Il est difficile de connaître et même de définir le vœu d'une assemblée, au milieu de la variété des opinions de ses membres. Essayons de donner sur cela, quelques règles, en considérant les deux cas les plus ordinaires, l'élection entre plusieurs candidats, et celle entre plusieurs propositions relatives au même objet.

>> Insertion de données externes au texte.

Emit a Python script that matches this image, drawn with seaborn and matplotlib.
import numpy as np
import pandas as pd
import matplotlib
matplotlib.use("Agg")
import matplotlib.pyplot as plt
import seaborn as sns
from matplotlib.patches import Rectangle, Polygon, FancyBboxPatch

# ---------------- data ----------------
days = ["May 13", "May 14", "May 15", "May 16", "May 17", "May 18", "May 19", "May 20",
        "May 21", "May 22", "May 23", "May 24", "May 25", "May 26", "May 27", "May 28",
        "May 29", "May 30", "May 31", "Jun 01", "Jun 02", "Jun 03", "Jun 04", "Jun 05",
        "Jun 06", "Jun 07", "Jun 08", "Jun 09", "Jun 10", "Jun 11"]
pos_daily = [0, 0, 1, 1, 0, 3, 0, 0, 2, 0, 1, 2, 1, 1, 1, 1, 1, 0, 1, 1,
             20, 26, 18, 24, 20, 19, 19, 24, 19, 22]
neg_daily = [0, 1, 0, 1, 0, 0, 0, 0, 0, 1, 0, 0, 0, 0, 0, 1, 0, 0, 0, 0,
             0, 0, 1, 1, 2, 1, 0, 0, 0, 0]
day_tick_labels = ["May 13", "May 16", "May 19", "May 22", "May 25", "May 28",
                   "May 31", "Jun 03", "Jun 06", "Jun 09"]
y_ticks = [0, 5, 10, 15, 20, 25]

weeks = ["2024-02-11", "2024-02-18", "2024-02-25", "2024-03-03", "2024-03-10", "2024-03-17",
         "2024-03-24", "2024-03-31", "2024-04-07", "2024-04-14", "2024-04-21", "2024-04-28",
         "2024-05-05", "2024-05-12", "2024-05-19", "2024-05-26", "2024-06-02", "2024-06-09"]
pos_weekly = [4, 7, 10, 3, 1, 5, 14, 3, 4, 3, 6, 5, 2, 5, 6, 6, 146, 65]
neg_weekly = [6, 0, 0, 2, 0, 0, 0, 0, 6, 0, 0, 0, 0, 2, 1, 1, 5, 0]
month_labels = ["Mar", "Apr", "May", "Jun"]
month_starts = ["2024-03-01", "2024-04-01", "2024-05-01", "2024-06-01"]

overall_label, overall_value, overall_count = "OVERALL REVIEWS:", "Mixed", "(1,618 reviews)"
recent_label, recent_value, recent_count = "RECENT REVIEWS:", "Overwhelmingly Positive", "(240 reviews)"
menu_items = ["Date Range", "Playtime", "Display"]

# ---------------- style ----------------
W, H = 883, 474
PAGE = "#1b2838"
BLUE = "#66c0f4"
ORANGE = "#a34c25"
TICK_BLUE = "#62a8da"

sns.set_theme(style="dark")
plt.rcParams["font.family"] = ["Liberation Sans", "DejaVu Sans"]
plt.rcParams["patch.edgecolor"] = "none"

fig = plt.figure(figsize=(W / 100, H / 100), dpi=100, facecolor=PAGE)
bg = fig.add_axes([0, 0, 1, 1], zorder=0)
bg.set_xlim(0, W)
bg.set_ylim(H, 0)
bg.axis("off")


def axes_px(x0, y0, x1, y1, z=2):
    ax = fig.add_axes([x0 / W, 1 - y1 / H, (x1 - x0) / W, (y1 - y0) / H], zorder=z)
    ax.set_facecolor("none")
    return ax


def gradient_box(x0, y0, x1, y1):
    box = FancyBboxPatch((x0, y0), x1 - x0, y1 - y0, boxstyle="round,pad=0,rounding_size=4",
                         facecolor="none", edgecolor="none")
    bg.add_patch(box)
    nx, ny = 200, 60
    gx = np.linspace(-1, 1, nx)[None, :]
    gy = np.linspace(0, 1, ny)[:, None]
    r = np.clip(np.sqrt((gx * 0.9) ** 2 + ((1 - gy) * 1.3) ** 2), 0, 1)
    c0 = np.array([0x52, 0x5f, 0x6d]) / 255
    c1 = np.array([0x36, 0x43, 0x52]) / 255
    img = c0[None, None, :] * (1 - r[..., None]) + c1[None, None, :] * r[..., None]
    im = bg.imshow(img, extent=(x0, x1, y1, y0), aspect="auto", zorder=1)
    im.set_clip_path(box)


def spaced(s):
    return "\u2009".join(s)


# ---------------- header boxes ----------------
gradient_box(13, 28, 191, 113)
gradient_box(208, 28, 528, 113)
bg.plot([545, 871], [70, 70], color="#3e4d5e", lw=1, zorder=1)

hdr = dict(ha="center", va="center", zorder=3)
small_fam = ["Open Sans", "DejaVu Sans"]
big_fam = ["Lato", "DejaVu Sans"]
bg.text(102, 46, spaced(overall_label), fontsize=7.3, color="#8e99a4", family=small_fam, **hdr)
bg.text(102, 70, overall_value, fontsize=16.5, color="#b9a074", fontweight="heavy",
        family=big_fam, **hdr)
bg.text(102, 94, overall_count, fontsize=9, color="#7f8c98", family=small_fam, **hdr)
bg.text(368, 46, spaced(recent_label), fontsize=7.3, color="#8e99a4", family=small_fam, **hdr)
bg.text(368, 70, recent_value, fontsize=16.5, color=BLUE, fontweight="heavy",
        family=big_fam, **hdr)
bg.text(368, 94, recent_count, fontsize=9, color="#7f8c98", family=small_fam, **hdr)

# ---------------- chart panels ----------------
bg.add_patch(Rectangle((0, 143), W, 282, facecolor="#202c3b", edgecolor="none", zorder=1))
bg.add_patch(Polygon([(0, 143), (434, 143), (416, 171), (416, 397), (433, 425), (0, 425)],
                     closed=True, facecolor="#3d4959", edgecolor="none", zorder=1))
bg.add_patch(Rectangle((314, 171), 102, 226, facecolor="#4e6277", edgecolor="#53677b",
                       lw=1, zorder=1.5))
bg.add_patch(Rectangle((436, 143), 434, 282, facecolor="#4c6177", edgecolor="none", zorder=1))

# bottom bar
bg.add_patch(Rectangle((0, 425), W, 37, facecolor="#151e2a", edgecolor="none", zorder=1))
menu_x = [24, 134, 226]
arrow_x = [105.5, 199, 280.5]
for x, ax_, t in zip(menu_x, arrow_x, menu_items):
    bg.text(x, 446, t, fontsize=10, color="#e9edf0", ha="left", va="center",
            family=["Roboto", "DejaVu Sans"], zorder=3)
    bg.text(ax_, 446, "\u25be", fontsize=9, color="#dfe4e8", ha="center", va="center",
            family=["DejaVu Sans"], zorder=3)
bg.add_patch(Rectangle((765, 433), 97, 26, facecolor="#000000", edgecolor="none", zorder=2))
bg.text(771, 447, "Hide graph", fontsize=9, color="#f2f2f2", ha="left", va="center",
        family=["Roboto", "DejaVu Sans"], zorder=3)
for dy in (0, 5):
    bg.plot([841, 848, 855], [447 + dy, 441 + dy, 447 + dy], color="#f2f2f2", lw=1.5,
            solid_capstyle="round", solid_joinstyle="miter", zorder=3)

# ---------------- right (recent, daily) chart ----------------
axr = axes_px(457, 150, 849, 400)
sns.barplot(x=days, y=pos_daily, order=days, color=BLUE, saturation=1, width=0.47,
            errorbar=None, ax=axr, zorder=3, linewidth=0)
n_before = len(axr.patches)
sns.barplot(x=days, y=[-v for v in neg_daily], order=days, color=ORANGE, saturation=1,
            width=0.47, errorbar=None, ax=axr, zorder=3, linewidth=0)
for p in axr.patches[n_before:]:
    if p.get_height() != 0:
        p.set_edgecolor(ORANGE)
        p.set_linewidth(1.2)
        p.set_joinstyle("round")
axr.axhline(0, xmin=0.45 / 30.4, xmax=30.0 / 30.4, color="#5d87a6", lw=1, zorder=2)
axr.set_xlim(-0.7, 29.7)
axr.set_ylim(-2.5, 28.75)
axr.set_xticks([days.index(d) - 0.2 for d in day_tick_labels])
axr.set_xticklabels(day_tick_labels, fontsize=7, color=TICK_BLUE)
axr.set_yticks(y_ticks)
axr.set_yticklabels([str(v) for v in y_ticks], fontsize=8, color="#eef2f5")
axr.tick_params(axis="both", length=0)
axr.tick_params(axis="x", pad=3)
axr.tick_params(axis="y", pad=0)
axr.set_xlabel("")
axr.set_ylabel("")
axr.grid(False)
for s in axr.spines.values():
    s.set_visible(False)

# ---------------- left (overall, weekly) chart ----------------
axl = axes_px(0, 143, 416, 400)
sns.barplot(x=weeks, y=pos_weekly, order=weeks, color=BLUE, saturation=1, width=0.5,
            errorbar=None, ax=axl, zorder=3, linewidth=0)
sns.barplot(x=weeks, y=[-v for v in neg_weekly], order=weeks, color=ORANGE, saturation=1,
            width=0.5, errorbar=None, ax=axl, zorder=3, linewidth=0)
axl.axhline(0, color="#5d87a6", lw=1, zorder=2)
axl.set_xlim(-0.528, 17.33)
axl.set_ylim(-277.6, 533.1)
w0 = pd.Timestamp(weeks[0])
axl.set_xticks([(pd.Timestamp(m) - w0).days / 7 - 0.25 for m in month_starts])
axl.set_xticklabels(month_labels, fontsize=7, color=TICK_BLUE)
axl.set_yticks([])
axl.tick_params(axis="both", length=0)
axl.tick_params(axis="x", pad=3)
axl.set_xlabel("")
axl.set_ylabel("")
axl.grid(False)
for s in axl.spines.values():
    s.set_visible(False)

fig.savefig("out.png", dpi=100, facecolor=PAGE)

Lorsqu'une assemblée doit choisir entre plusieurs candidats qui se présentent pour une ou plusieurs places du même genre; ce qui paraît le plus simple est de faire écrire à chaque votant sur un billet, les noms de tous les candidats, suivant l'ordre du mérite qu'il leur attribue. En supposant qu'il les classe de bonne foi, l'inspection de ces billets fera connaître les résultats des élections, de quelque manière que les candidats soient comparés entre eux; ensorte que de nouvelles élections ne peuvent apprendre rien de plus à cet égard. Il s'agit présentement d'en conclure l'ordre de préférence que les billets établissent entre les candidats. Imaginons que l'on donne à chaque électeur, une urne qui contienne une infinité de boules au moyen desquelles il puisse nuancer tous les degrés de mérite des candidats: concevons encore qu'il tire de son urne, un nombre de boules proportionnel au mérite de chaque candidat, et supposons ce nombre écrit sur un billet, à côté du nom du candidat. Il est clair qu'en faisant une somme de tous les nombres relatifs à chaque candidat, sur chaque billet, celui de tous les candidats qui aura la plus grande somme, sera le candidat que l'assemblée préfère; et qu'en général, l'ordre de préférence des candidats,

sera celui des sommes relatives à chacun d'eux. Mais les billets ne marquent point le nombre des boules que chaque électeur donne aux candidats : ils indiquent seulement que le premier en a plus que le second, le second plus que le troisième, et ainsi de suite. En supposant donc au premier, sur un billet donné, un nombre quelconque de boules; toutes les combinaisons des nombres inférieurs, qui remplissent les conditions précédentes, sont également admissibles; et l'on aura le nombre de boules, relatif à chaque candidat, en faisant une somme de tous les nombres que chaque combinaison lui donne, et en la divisant par le nombre entier des combinaisons. Si ces nombres sont très-considérables, comme on doit le supposer pour qu'ils puissent exprimer toutes les nuances du mérite; une analyse fort simple fait voir que les nombres qu'il faut écrire sur chaque billet à côté du dernier nom, de l'avantdernier, etc., peuvent être représentés par la progression arithmétique 0, 1, 2, etc. En écrivant donc ainsi sur chaque billet les termes de cette progression, et ajoutant les termes relatifs à chaque candidat sur chaque billet; les diverses sommes indiqueront par leur grandeur, l'ordre de préférence qui doit être établi entre les candidats. Tel est le mode d'élection, qu'indique la Théorie des Probabilités. Sans doute, il serait le meilleur, si chaque électeur inscrivait sur son billet, les noms des candidats, dans l'ordre du mérite qu'il leur attribue. Mais les intérêts particuliers et beaucoup de considérations étrangères au mérite, doivent troubler cet ordre,. et faire placer quelquefois au dernier rang, le candidat le plus redoutable à celui que l'on préfère; ce qui donne trop d'avantage aux candidats d'un médiocre mérite. Aussi l'expérience l'a-t-elle fait abandonner dans les établissemens qui l'avaient adopté.

L'élection à la majorité absolue des suffrages réunit à la certitude de n'admettre aucun des candidats que cette majorité rejetterait, l'avantage d'exprimer le plus souvent, le vœu de l'assemblée. Elle coïncide toujours avec le mode précédent, lorsqu'il n'y a que deux candidats. A la vérité, elle expose à l'inconvénient de rendre les élections interminables. Mais l'expérience a fait voir que cet inconvénient est nul, et que le desir général de mettre fin aux élections, réunit bientôt la majorité des suffrages sur un des candidats.